Do you find that you’re going about your life, doing pretty well and then all of a sudden you find that you need help with something? Do you freeze and feel awkward about asking for help? Does that make you feel “less than?” But then, do you hesitate to lend a helping hand or offer to help someone else? Probably not!
Well, what if you or I truly need help? What should we do? Try to over-extend and wear ourselves out? Let things slide and try to play catch-up later? Crawl into a hole and let the thought of what needs to be done bury us until I have come to a complete halt and unable to do anything?
What do you think?
Is it ok to ask for help? Are you somehow less of an adult, less of a woman, less of a mother, less of a wife, less of a person if you let someone know you need assistance?
I think the difficulty sometimes is showing vulnerability. Or maybe it’s that we fear we may seem “needy.” Maybe it’s not wanting to feel obligated to offer help to someone else in the future or in other words, indebted to them.
A woman I heard talking about, BRAVING, or learning to make connections with others, (and I wish I written their name by the note I made to myself!), made this statement: “If we devalue ourselves for asking for help, then we will devalue others when they need help.” (And can’t we feel it when that devaluing attitude is present when we are on the receiving end of things?)
She said that, besides asking for, or offering help, there are many things we can do to cultivate real human connections that will help us to have healthy, life-affirming connections with our friends and family.
We can continue to learn to have greater love for ourselves; greater trust in others; more ability to guard the vulnerability of others by keeping their confidences; more practice at doing what we say we will do; taking responsibility for our words, actions and mistakes and cultivate an attitude of assuming the best about our friends and their motives.

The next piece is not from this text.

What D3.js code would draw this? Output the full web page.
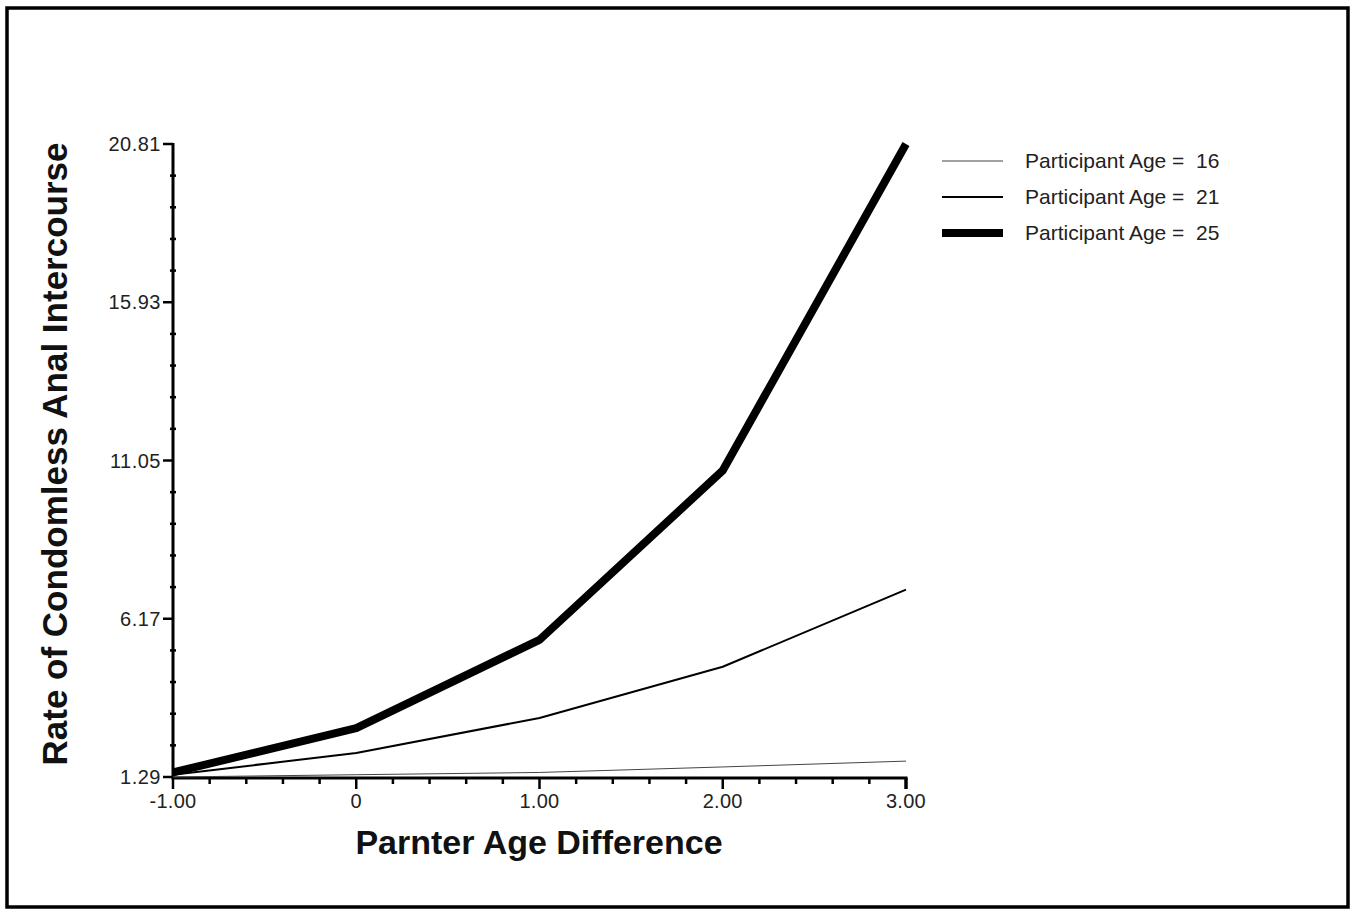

It is a lonely and insecure world when we try to live in it alone. Heaven help us to learn, by baby steps if necessary, to love and to be loved.
My love and best wishes to you my friend.
Jacque
P.S. If you know who came up with BRAVING, please comment so that we can give them kuddos!
I can definitely relate to “Maybe it’s not wanting to feel obligated to offer help to someone else in the future or in other words, indebted to them.” I always feel so flattered or surprised when someone does something nice for me out of the blue and I feel like I need to reciprocate. But when I am truly overwhelmed and really need help and someone comes to my aid, I feel anxious about returning the favor right away. Definitely a mind set that needs to be shifted. I think maybe my focus needs to be on accepting gracefully and paying it forward instead of back. Or just realizing there are times and seasons for everything. Time to serve and time to be served. Thanks for sharing Jacque!!
Very well said Heather, yes, I think that paying it forward and accepting times and seasons is an inspired thought. We all are recipients aren’t we?